What is it? The amount of dollars General Motors lost every day last year. The automaker reported an annual loss of $30.9 billion for 2008, $9.6 coming in the last quarter. Here's a little more depressing math: at the end of the year GM had $14 billion in cash. Subtract the $4 billion it had received from the U.S. government and you have GM working with less than the reported $11-14 billion it needs for ongoing operations.

Other downer numbers: GM vehicle sales in the U.S. fell 22.7 percent in 2008 and the automaker's revenues fell to $149 billion from $180 billion.

So here's the government's problem. Cut GM off and it could be bankrupt very quickly, affecting millions of jobs directly or indirectly. There could be automotive chaos, as suppliers who deal companies other than GM would likely fail.

On the other hand, if the government steps up to support GM there's no estimate how long that support will have to continue, nor its cost.
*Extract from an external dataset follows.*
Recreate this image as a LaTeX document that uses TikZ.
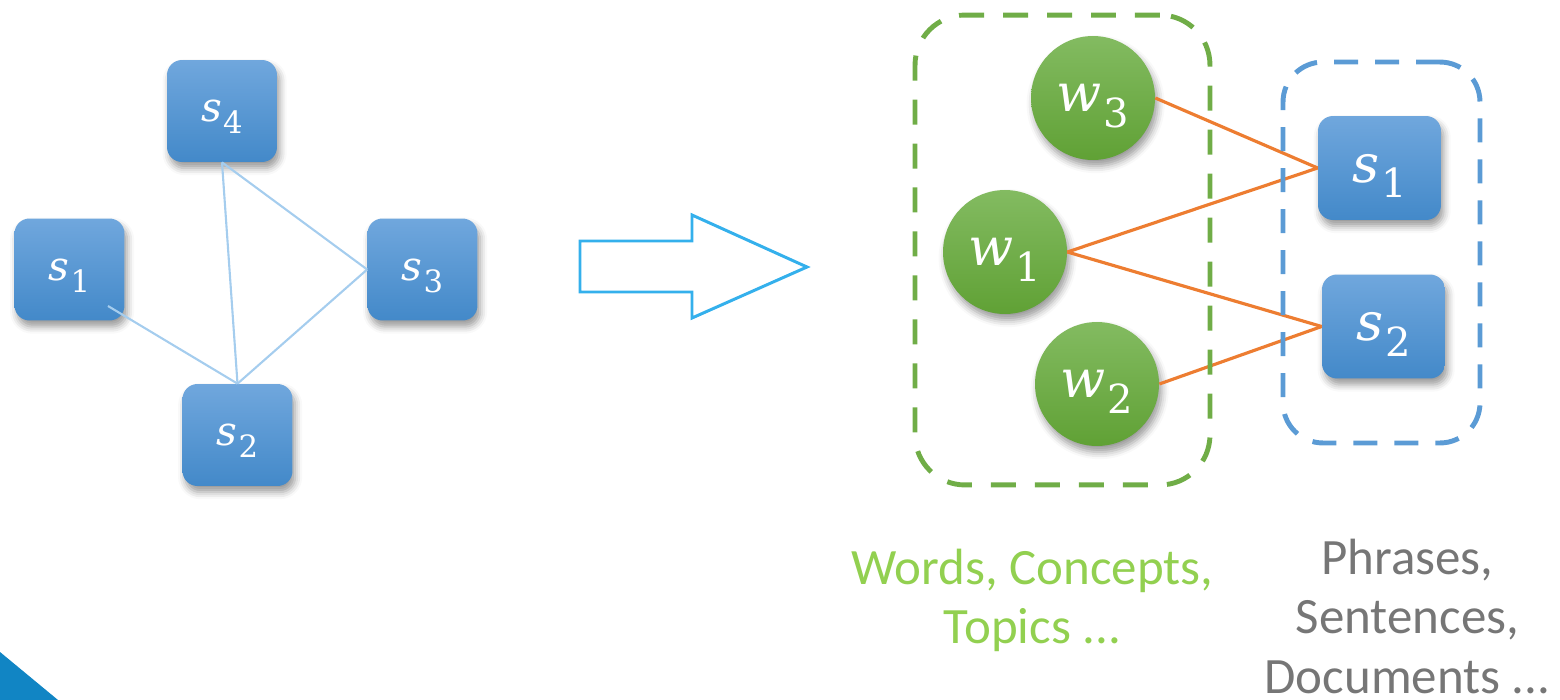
\documentclass[tikz,border=0pt]{standalone}
\usepackage{fontspec}
\setmainfont{Carlito}
\newfontfamily\labelfont{DejaVu Serif}
\usetikzlibrary{positioning,shadows.blur,calc}

\definecolor{boxtop}{RGB}{112,167,221}
\definecolor{boxbot}{RGB}{67,137,201}
\definecolor{nodetop}{RGB}{131,187,97}
\definecolor{nodebot}{RGB}{96,161,53}
\definecolor{edgeblue}{RGB}{165,205,238}
\definecolor{edgeorange}{RGB}{237,125,49}
\definecolor{groupgreen}{RGB}{112,173,71}
\definecolor{groupblue}{RGB}{91,155,213}
\definecolor{arrowblue}{RGB}{52,176,236}
\definecolor{labelgreen}{RGB}{146,208,80}
\definecolor{labelgrey}{RGB}{118,118,118}
\definecolor{cornerblue}{RGB}{17,133,196}

% italic letter with a lowered index
\newcommand{\idx}[2]{{\labelfont\itshape #1}\kern0.03em\raisebox{-0.3em}{\labelfont\scalebox{0.76}{#2}}}

\tikzset{
  sentence/.style={rectangle, rounded corners=0.3cm, top color=boxtop, bottom color=boxbot, text=white,
    text depth=0pt, blur shadow={shadow xshift=1.5pt, shadow yshift=-3.5pt, shadow blur radius=4pt, shadow opacity=40}}, % blue sentence box
  smallsent/.style={sentence, minimum width=2.2cm, minimum height=2.04cm, font=\fontsize{23}{27}\selectfont},
  bigsent/.style={sentence, minimum width=2.46cm, minimum height=2.08cm, font=\fontsize{30}{34}\selectfont},
  word/.style={circle, minimum size=2.48cm, inner sep=0pt, top color=nodetop, bottom color=nodebot, text=white,
    text depth=0pt, font=\fontsize{30}{34}\selectfont,
    blur shadow={shadow xshift=1.5pt, shadow yshift=-3.5pt, shadow blur radius=4pt, shadow opacity=40}},
  group/.style={draw, rectangle, rounded corners=1cm, line width=2.8pt, dash pattern=on 0.5cm off 0.38cm},
  simedge/.style={draw=edgeblue, line width=1.2pt},
  linkedge/.style={draw=edgeorange, line width=1.8pt},
  grouplabel/.style={align=center, inner sep=0pt, font=\fontsize{29}{34}\selectfont}
}

\begin{document}
\begin{tikzpicture}[x=0.02cm, y=-0.02cm]
    \useasboundingbox (0,0) rectangle (1560,700);

    % Sentence graph
    \node [smallsent] (s4) at (222,111) {\idx{s}{4}};
    \node [smallsent] (s1) at (69.5,269.5) {\idx{s}{1}};
    \node [smallsent] (s3) at (422.5,269.5) {\idx{s}{3}};
    \node [smallsent] (s2) at (237.5,435) {\idx{s}{2}};

    \draw [simedge] (s4.south) -- (s2.north);
    \draw [simedge] (s4.south) -- (s3.west);
    \draw [simedge] ([xshift=0.77cm, yshift=-0.73cm]s1.center) -- (s2.north);
    \draw [simedge] (s3.west) -- (s2.north);

    % Big arrow
    \draw [arrowblue, line width=1.7pt, line join=miter]
      (580,241) -- (692,241) -- (692,215) -- (807,267) -- (692,318) -- (692,292) -- (580,292) -- cycle;

    % Bipartite graph
    \node [word] (w3) at (1093,98) {\idx{w}{3}};
    \node [word] (w1) at (1005,252) {\idx{w}{1}};
    \node [word] (w2) at (1097,384) {\idx{w}{2}};
    \node [bigsent] (t1) at (1379.5,168) {\idx{s}{1}};
    \node [bigsent] (t2) at (1383.5,326.5) {\idx{s}{2}};

    \draw [linkedge] (w3.east) -- (t1.west);
    \draw [linkedge] (w1.east) -- (t1.west);
    \draw [linkedge] (w1.east) -- (t2.west);
    \draw [linkedge] (w2.east) -- (t2.west);

    % Groups
    \node [group, draw=groupgreen, minimum width=5.9cm, minimum height=9.4cm] (wordgroup) at (1062.5,250) {};
    \node [group, draw=groupblue, rounded corners=0.8cm, dash pattern=on 0.48cm off 0.34cm,
      minimum width=3.94cm, minimum height=7.62cm] (sentgroup) at (1381.5,252.5) {};

    \node [grouplabel, text=labelgreen, below=1.22cm of wordgroup, xshift=-0.6cm] (wordlabel) {Words, Concepts,\\Topics ...};
    \node [grouplabel, text=labelgrey, below=1.86cm of sentgroup, xshift=0.52cm] (sentlabel) {Phrases,\\Sentences,\\Documents ...};

    \fill [cornerblue] (0,652) -- (58,700) -- (0,700) -- cycle;
\end{tikzpicture}
\end{document}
It's this fear of an automotive black hole that has many concerned. As it is, GM is already asking for another $16.6 billion in government aid, with Chrysler requesting an added $5 billion. Ford continues to claim it is okay though 2009, though it did burn through a surprising amount of cash during December and question marks remain...

Addressing a joint session of our Senate and House of Representatives, U.S. President Barack Obama spoke about the automakers. He chastised Detroit, saying, "As for our auto industry, everyone recognizes that years of bad decision-making and a global recession have pushed our automakers to the brink. We should not, and will not, protect them from their own bad practices."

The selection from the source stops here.